##### DATA EXTRACT #####
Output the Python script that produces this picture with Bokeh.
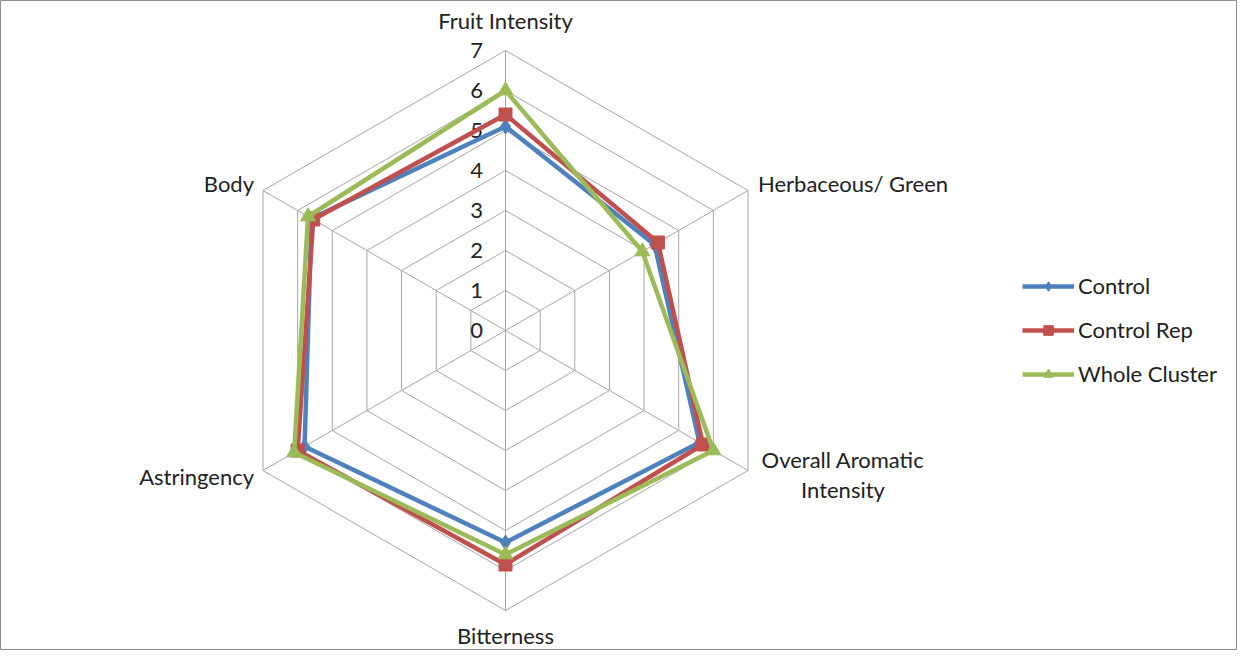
import numpy as np
from bokeh.plotting import figure
from bokeh.models import Range1d, Legend, LegendItem, ColumnDataSource
from bokeh.core.properties import value
from bokeh.embed import file_html
from bokeh.resources import INLINE

categories = ["Fruit Intensity", "Herbaceous/ Green", "Overall Aromatic\nIntensity",
              "Bitterness", "Astringency", "Body"]
control = [5.1, 4.3, 5.6, 5.3, 5.8, 5.6]
control_rep = [5.4, 4.4, 5.7, 5.85, 6.0, 5.55]
whole_cluster = [6.0, 3.95, 6.0, 5.6, 6.1, 5.7]
series_names = ["Control", "Control Rep", "Whole Cluster"]
tick_values = [0, 1, 2, 3, 4, 5, 6, 7]

colors = ["#4F81BD", "#C0504D", "#9BBB59"]
markers = ["diamond", "square", "triangle"]
msizes = [15, 13, 15]
FONT = "Lato"
FS = "22px"
GRID = "#A6A6A6"

W, H = 1237, 650
PX = 40.0  # px per unit
cx_px, cy_px = 505, 330  # centre from left / top
p = figure(width=W, height=H, output_backend="svg", toolbar_location=None,
           x_range=Range1d(-cx_px / PX, (W - cx_px) / PX),
           y_range=Range1d(-(H - cy_px) / PX, cy_px / PX),
           min_border=0, x_axis_type=None, y_axis_type=None)
p.grid.visible = False
p.outline_line_color = "#8C8C8C"
p.outline_line_width = 1
p.background_fill_color = "white"
p.border_fill_color = "white"

n = len(categories)
ang = np.pi / 2 - np.arange(n) * 2 * np.pi / n
ca, sa = np.cos(ang), np.sin(ang)
rmax = tick_values[-1]

# grid hexagons
for t in tick_values[1:]:
    xs = list(t * ca) + [t * ca[0]]
    ys = list(t * sa) + [t * sa[0]]
    p.line(xs, ys, line_color=GRID, line_width=1)
# spokes
for i in range(n):
    p.line([0, rmax * ca[i]], [0, rmax * sa[i]], line_color=GRID, line_width=1)

# tick labels
p.text(x=[-0.56] * len(tick_values), y=tick_values, text=[str(t) for t in tick_values],
       text_align="right", text_baseline="middle", text_font=value(FONT),
       text_font_size=FS, text_color="#222222")

# series
items = []
for name, vals, col, mk, ms in zip(series_names, [control, control_rep, whole_cluster],
                                   colors, markers, msizes):
    v = np.array(vals)
    xs = list(v * ca) + [v[0] * ca[0]]
    ys = list(v * sa) + [v[0] * sa[0]]
    ln = p.line(xs, ys, line_color=col, line_width=4.5)
    sc = p.scatter(list(v * ca), list(v * sa), marker=mk, size=ms, fill_color=col,
                   line_color=col)
    items.append(LegendItem(label=name, renderers=[ln, sc]))

# category labels
lx, ly, la = [], [], []
for i, c in enumerate(categories):
    x0, y0 = rmax * ca[i], rmax * sa[i]
    if i == 0:
        lx.append(x0); ly.append(y0 + 30 / PX); la.append("center")
    elif i == 1:
        lx.append(x0 + 10 / PX); ly.append(y0 + 7 / PX); la.append("left")
    elif i == 2:
        lx.append(x0 + 95 / PX); ly.append(y0 - 4 / PX); la.append("center")
    elif i == 3:
        lx.append(x0); ly.append(y0 - 25 / PX); la.append("center")
    elif i == 4:
        lx.append(x0 - 9 / PX); ly.append(y0 - 6 / PX); la.append("right")
    else:
        lx.append(x0 - 9 / PX); ly.append(y0 + 7 / PX); la.append("right")
src = ColumnDataSource(dict(x=lx, y=ly, t=categories, a=la))
p.text(x="x", y="y", text="t", text_align="a", text_baseline="middle", source=src,
       text_font=value(FONT), text_font_size=FS, text_color="#222222",
       text_line_height=1.14)

legend = Legend(items=items, location=(1022, 263), orientation="vertical",
                label_text_font=FONT, label_text_font_size=FS,
                label_text_color="#222222", glyph_width=52, glyph_height=24,
                label_height=24,
                label_standoff=4, spacing=17, border_line_color=None,
                background_fill_alpha=0, padding=0, margin=0)
p.add_layout(legend)

open("out.html", "w").write(file_html(p, INLINE))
#####
Could the lines from the top of the material through the line with "from bokeh.resources import INLINE" be repeated exactly, pictures left out?

Output the Python script that produces this picture with Bokeh.
import numpy as np
from bokeh.plotting import figure
from bokeh.models import Range1d, Legend, LegendItem, ColumnDataSource
from bokeh.core.properties import value
from bokeh.embed import file_html
from bokeh.resources import INLINE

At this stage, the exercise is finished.